## Supplied information
****************************************

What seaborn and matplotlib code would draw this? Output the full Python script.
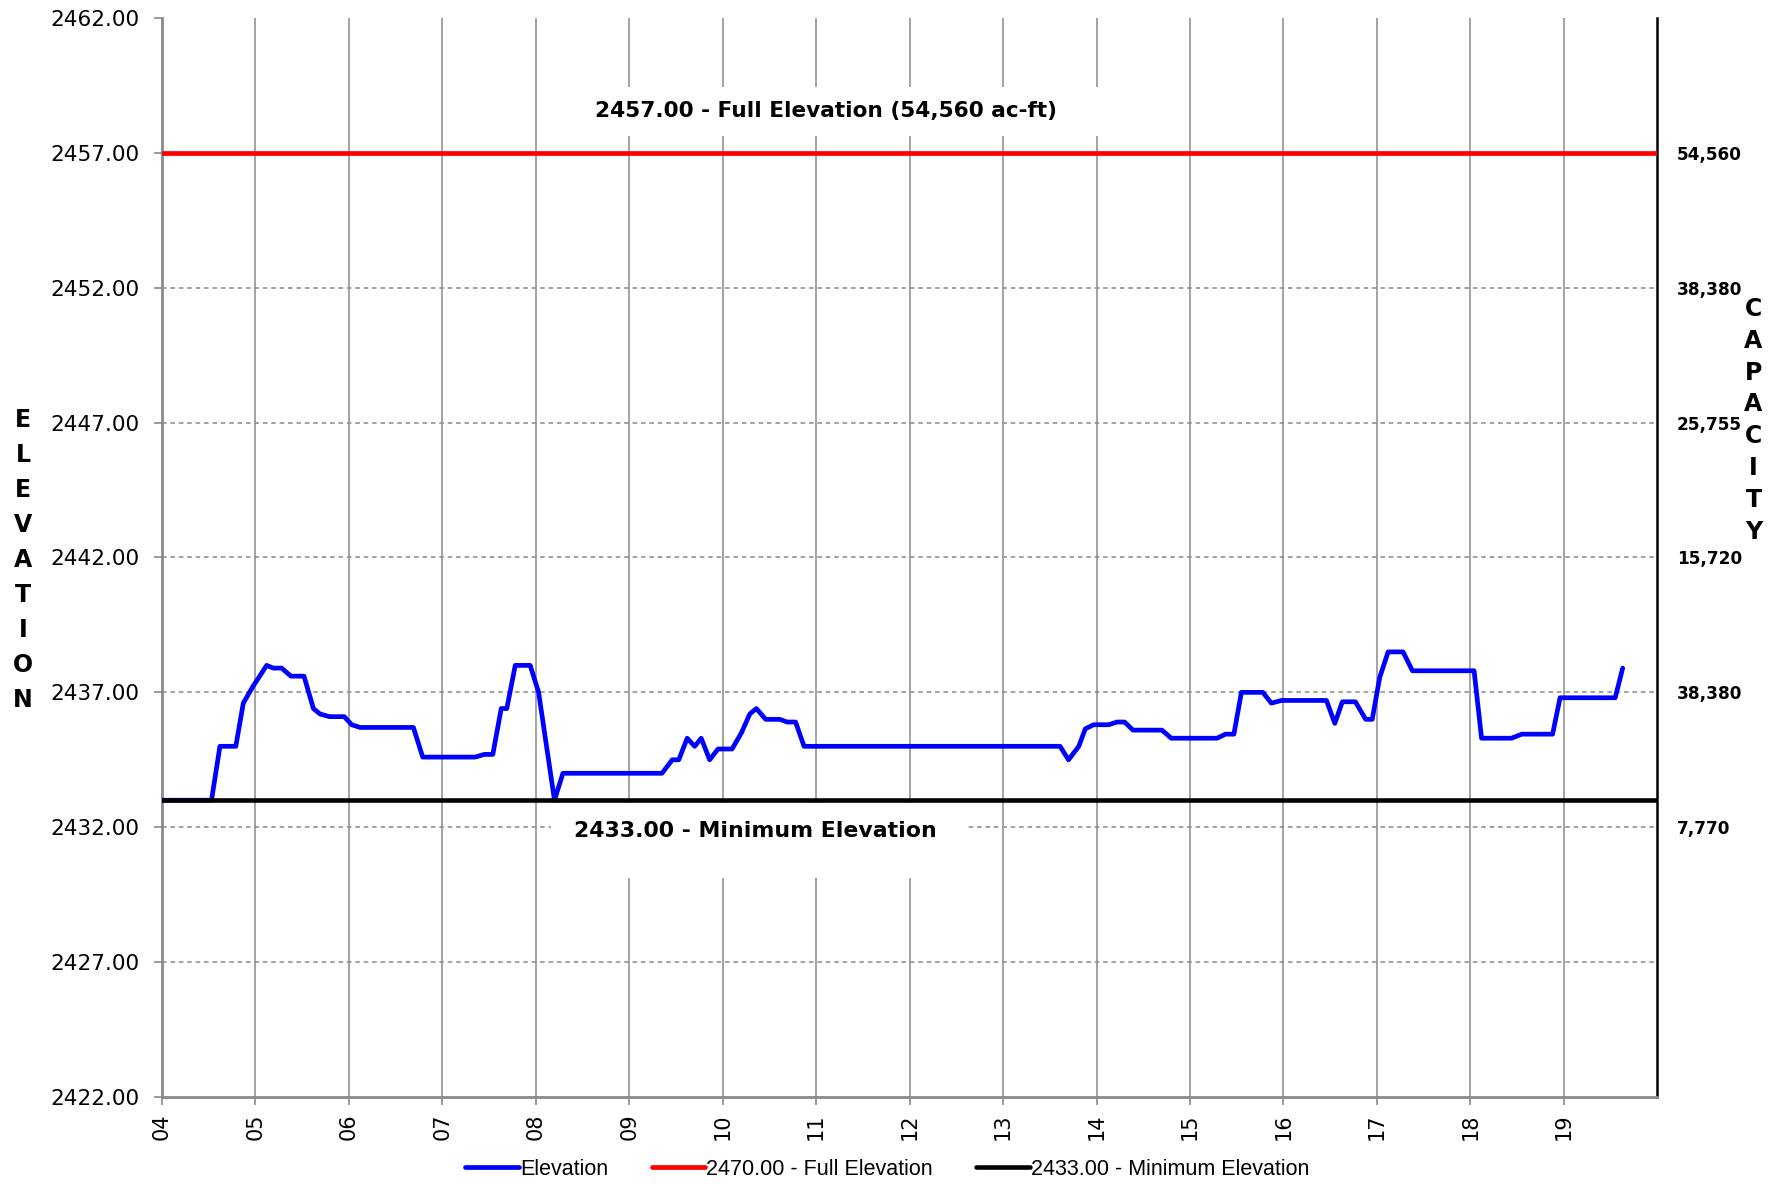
import numpy as np
import pandas as pd
import matplotlib
matplotlib.use("Agg")
import matplotlib.pyplot as plt
from matplotlib.patches import Rectangle
import seaborn as sns

# --- data ---
years = [4.00, 4.53, 4.62, 4.79, 4.87, 4.97, 5.12, 5.19, 5.28, 5.38, 5.52, 5.62,
         5.69, 5.79, 5.95, 6.03, 6.12, 6.69, 6.79, 7.35, 7.45, 7.54, 7.63, 7.69,
         7.78, 7.94, 8.03, 8.20, 8.29, 9.35, 9.46, 9.53, 9.62, 9.70, 9.77, 9.86,
         9.95, 10.10, 10.20, 10.29, 10.36, 10.46, 10.61, 10.69, 10.78, 10.87,
         13.61, 13.70, 13.81, 13.88, 13.97, 14.13, 14.22, 14.30, 14.39, 14.70,
         14.80, 15.29, 15.38, 15.47, 15.55, 15.78, 15.87, 15.98, 16.46, 16.55,
         16.63, 16.77, 16.88, 16.95, 17.03, 17.12, 17.28, 17.38, 18.04, 18.12,
         18.44, 18.55, 18.88, 18.96, 19.55, 19.63]
elevation = [2433.0, 2433.0, 2435.0, 2435.0, 2436.6, 2437.2, 2438.0, 2437.9, 2437.9,
             2437.6, 2437.6, 2436.4, 2436.2, 2436.1, 2436.1, 2435.8, 2435.7, 2435.7,
             2434.6, 2434.6, 2434.7, 2434.7, 2436.4, 2436.4, 2438.0, 2438.0, 2437.0,
             2433.0, 2434.0, 2434.0, 2434.5, 2434.5, 2435.3, 2435.0, 2435.3, 2434.5,
             2434.9, 2434.9, 2435.5, 2436.2, 2436.4, 2436.0, 2436.0, 2435.9, 2435.9,
             2435.0,
             2435.0, 2434.5, 2435.0, 2435.65, 2435.8, 2435.8, 2435.9, 2435.9, 2435.6,
             2435.6, 2435.3, 2435.3, 2435.45, 2435.45, 2437.0, 2437.0, 2436.6, 2436.7,
             2436.7, 2435.85, 2436.65, 2436.65, 2436.0, 2436.0, 2437.55, 2438.5,
             2438.5, 2437.8, 2437.8, 2435.3, 2435.3, 2435.45, 2435.45, 2436.8,
             2436.8, 2437.9]

full_elev = 2457.0
min_elev = 2433.0

elev_ticks = [2422, 2427, 2432, 2437, 2442, 2447, 2452, 2457, 2462]
cap_ticks = [2432, 2437, 2442, 2447, 2452, 2457]
cap_labels = ["7,770", "38,380", "15,720", "25,755", "38,380", "54,560"]
year_ticks = list(range(4, 20))
year_labels = [f"{y:02d}" for y in year_ticks]

df = pd.DataFrame({"year": years, "elevation": elevation})

sns.set_theme(style="white")
plt.rcParams["font.family"] = ["DejaVu Sans"]
plt.rcParams["text.color"] = "black"
plt.rcParams["xtick.labelcolor"] = "black"
plt.rcParams["ytick.labelcolor"] = "black"

fig = plt.figure(figsize=(17.82, 11.84), dpi=100)
ax = fig.add_axes([0.0909, 0.0735, 0.9300 - 0.0909, 0.9848 - 0.0735])

grid_col = "#8a8a8a"
ax.set_axisbelow(True)
for x in year_ticks[1:]:
    ax.axvline(x, color=grid_col, lw=1.1, zorder=0.5)
for y in elev_ticks[1:-1]:
    ax.axhline(y, color=grid_col, lw=1.1, ls=(0, (3, 2.5)), zorder=0.5)

# white boxes behind the two text labels
ax.add_patch(Rectangle((8.2, 2457.62), 6.15, 1.83, facecolor="white",
                       edgecolor="none", zorder=1))
ax.add_patch(Rectangle((8.16, 2430.1), 4.45, 2.8, facecolor="white",
                       edgecolor="none", zorder=1))

sns.lineplot(data=df, x="year", y="elevation", ax=ax, color="#0000ff", lw=3.4,
             sort=False, estimator=None, zorder=3, label="Elevation", legend=False)
ax.axhline(full_elev, color="#ff0000", lw=3.4, zorder=4,
           label="2470.00 - Full Elevation")
ax.axhline(min_elev, color="black", lw=3.3, zorder=4,
           label="2433.00 - Minimum Elevation")

ax.text(11.11, 2458.55, "2457.00 - Full Elevation (54,560 ac-ft)", ha="center",
        va="center", fontsize=15.6, fontweight="bold", zorder=5)
ax.text(10.35, 2431.87, "2433.00 - Minimum Elevation", ha="center",
        va="center", fontsize=15.8, fontweight="bold", zorder=5)

ax.set_xlim(4, 20)
ax.set_ylim(2422, 2462)
ax.set_xticks(year_ticks)
ax.set_xticklabels(year_labels, rotation=90, fontsize=15)
ax.set_yticks(elev_ticks)
ax.set_yticklabels([f"{v:.2f}" for v in elev_ticks], fontsize=15.5)
ax.tick_params(axis="both", which="major", length=6, width=1.2, color=grid_col,
               direction="out", bottom=True, left=True)
ax.tick_params(axis="y", pad=10)
ax.tick_params(axis="x", pad=6)
ax.set_xlabel("")
ax.set_ylabel("")

for side in ["left", "bottom"]:
    ax.spines[side].set_color(grid_col)
    ax.spines[side].set_linewidth(2)
ax.spines["top"].set_visible(False)
ax.spines["right"].set_color("black")
ax.spines["right"].set_linewidth(1.8)

ax2 = ax.twinx()
ax2.set_ylim(2422, 2462)
ax2.set_yticks(cap_ticks)
ax2.set_yticklabels(cap_labels, fontsize=12.2, fontweight="bold")
ax2.tick_params(axis="y", length=0, pad=14)
ax2.grid(False)
for s in ax2.spines.values():
    s.set_visible(False)

fig.text(0.0129, 0.527, "\n".join("ELEVATION"), ha="center", va="center",
         fontsize=17, fontweight="bold", linespacing=1.58)
fig.text(0.984, 0.645, "\n".join("CAPACITY"), ha="center", va="center",
         fontsize=17, fontweight="bold", linespacing=1.41)

handles, labels = ax.get_legend_handles_labels()
fig.legend(handles, labels, loc="center", bbox_to_anchor=(0.498, 0.0125),
           ncol=3, frameon=False, handlelength=2.5, handletextpad=0.05,
           columnspacing=2.0, prop={"family": ["Liberation Sans", "DejaVu Sans"],
                                    "size": 15.5})

fig.savefig("out.png", dpi=100, facecolor="white")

****************************************

## Required work
Leave the pictures out and output the rest of the listing exactly.

## Answer for the task
What seaborn and matplotlib code would draw this? Output the full Python script.
import numpy as np
import pandas as pd
import matplotlib
matplotlib.use("Agg")
import matplotlib.pyplot as plt
from matplotlib.patches import Rectangle
import seaborn as sns

# --- data ---
years = [4.00, 4.53, 4.62, 4.79, 4.87, 4.97, 5.12, 5.19, 5.28, 5.38, 5.52, 5.62,
         5.69, 5.79, 5.95, 6.03, 6.12, 6.69, 6.79, 7.35, 7.45, 7.54, 7.63, 7.69,
         7.78, 7.94, 8.03, 8.20, 8.29, 9.35, 9.46, 9.53, 9.62, 9.70, 9.77, 9.86,
         9.95, 10.10, 10.20, 10.29, 10.36, 10.46, 10.61, 10.69, 10.78, 10.87,
         13.61, 13.70, 13.81, 13.88, 13.97, 14.13, 14.22, 14.30, 14.39, 14.70,
         14.80, 15.29, 15.38, 15.47, 15.55, 15.78, 15.87, 15.98, 16.46, 16.55,
         16.63, 16.77, 16.88, 16.95, 17.03, 17.12, 17.28, 17.38, 18.04, 18.12,
         18.44, 18.55, 18.88, 18.96, 19.55, 19.63]
elevation = [2433.0, 2433.0, 2435.0, 2435.0, 2436.6, 2437.2, 2438.0, 2437.9, 2437.9,
             2437.6, 2437.6, 2436.4, 2436.2, 2436.1, 2436.1, 2435.8, 2435.7, 2435.7,
             2434.6, 2434.6, 2434.7, 2434.7, 2436.4, 2436.4, 2438.0, 2438.0, 2437.0,
             2433.0, 2434.0, 2434.0, 2434.5, 2434.5, 2435.3, 2435.0, 2435.3, 2434.5,
             2434.9, 2434.9, 2435.5, 2436.2, 2436.4, 2436.0, 2436.0, 2435.9, 2435.9,
             2435.0,
             2435.0, 2434.5, 2435.0, 2435.65, 2435.8, 2435.8, 2435.9, 2435.9, 2435.6,
             2435.6, 2435.3, 2435.3, 2435.45, 2435.45, 2437.0, 2437.0, 2436.6, 2436.7,
             2436.7, 2435.85, 2436.65, 2436.65, 2436.0, 2436.0, 2437.55, 2438.5,
             2438.5, 2437.8, 2437.8, 2435.3, 2435.3, 2435.45, 2435.45, 2436.8,
             2436.8, 2437.9]

full_elev = 2457.0
min_elev = 2433.0

elev_ticks = [2422, 2427, 2432, 2437, 2442, 2447, 2452, 2457, 2462]
cap_ticks = [2432, 2437, 2442, 2447, 2452, 2457]
cap_labels = ["7,770", "38,380", "15,720", "25,755", "38,380", "54,560"]
year_ticks = list(range(4, 20))
year_labels = [f"{y:02d}" for y in year_ticks]

df = pd.DataFrame({"year": years, "elevation": elevation})

sns.set_theme(style="white")
plt.rcParams["font.family"] = ["DejaVu Sans"]
plt.rcParams["text.color"] = "black"
plt.rcParams["xtick.labelcolor"] = "black"
plt.rcParams["ytick.labelcolor"] = "black"

fig = plt.figure(figsize=(17.82, 11.84), dpi=100)
ax = fig.add_axes([0.0909, 0.0735, 0.9300 - 0.0909, 0.9848 - 0.0735])

grid_col = "#8a8a8a"
ax.set_axisbelow(True)
for x in year_ticks[1:]:
    ax.axvline(x, color=grid_col, lw=1.1, zorder=0.5)
for y in elev_ticks[1:-1]:
    ax.axhline(y, color=grid_col, lw=1.1, ls=(0, (3, 2.5)), zorder=0.5)

# white boxes behind the two text labels
ax.add_patch(Rectangle((8.2, 2457.62), 6.15, 1.83, facecolor="white",
                       edgecolor="none", zorder=1))
ax.add_patch(Rectangle((8.16, 2430.1), 4.45, 2.8, facecolor="white",
                       edgecolor="none", zorder=1))

sns.lineplot(data=df, x="year", y="elevation", ax=ax, color="#0000ff", lw=3.4,
             sort=False, estimator=None, zorder=3, label="Elevation", legend=False)
ax.axhline(full_elev, color="#ff0000", lw=3.4, zorder=4,
           label="2470.00 - Full Elevation")
ax.axhline(min_elev, color="black", lw=3.3, zorder=4,
           label="2433.00 - Minimum Elevation")

ax.text(11.11, 2458.55, "2457.00 - Full Elevation (54,560 ac-ft)", ha="center",
        va="center", fontsize=15.6, fontweight="bold", zorder=5)
ax.text(10.35, 2431.87, "2433.00 - Minimum Elevation", ha="center",
        va="center", fontsize=15.8, fontweight="bold", zorder=5)

ax.set_xlim(4, 20)
ax.set_ylim(2422, 2462)
ax.set_xticks(year_ticks)
ax.set_xticklabels(year_labels, rotation=90, fontsize=15)
ax.set_yticks(elev_ticks)
ax.set_yticklabels([f"{v:.2f}" for v in elev_ticks], fontsize=15.5)
ax.tick_params(axis="both", which="major", length=6, width=1.2, color=grid_col,
               direction="out", bottom=True, left=True)
ax.tick_params(axis="y", pad=10)
ax.tick_params(axis="x", pad=6)
ax.set_xlabel("")
ax.set_ylabel("")

for side in ["left", "bottom"]:
    ax.spines[side].set_color(grid_col)
    ax.spines[side].set_linewidth(2)
ax.spines["top"].set_visible(False)
ax.spines["right"].set_color("black")
ax.spines["right"].set_linewidth(1.8)

ax2 = ax.twinx()
ax2.set_ylim(2422, 2462)
ax2.set_yticks(cap_ticks)
ax2.set_yticklabels(cap_labels, fontsize=12.2, fontweight="bold")
ax2.tick_params(axis="y", length=0, pad=14)
ax2.grid(False)
for s in ax2.spines.values():
    s.set_visible(False)

fig.text(0.0129, 0.527, "\n".join("ELEVATION"), ha="center", va="center",
         fontsize=17, fontweight="bold", linespacing=1.58)
fig.text(0.984, 0.645, "\n".join("CAPACITY"), ha="center", va="center",
         fontsize=17, fontweight="bold", linespacing=1.41)

handles, labels = ax.get_legend_handles_labels()
fig.legend(handles, labels, loc="center", bbox_to_anchor=(0.498, 0.0125),
           ncol=3, frameon=False, handlelength=2.5, handletextpad=0.05,
           columnspacing=2.0, prop={"family": ["Liberation Sans", "DejaVu Sans"],
                                    "size": 15.5})

fig.savefig("out.png", dpi=100, facecolor="white")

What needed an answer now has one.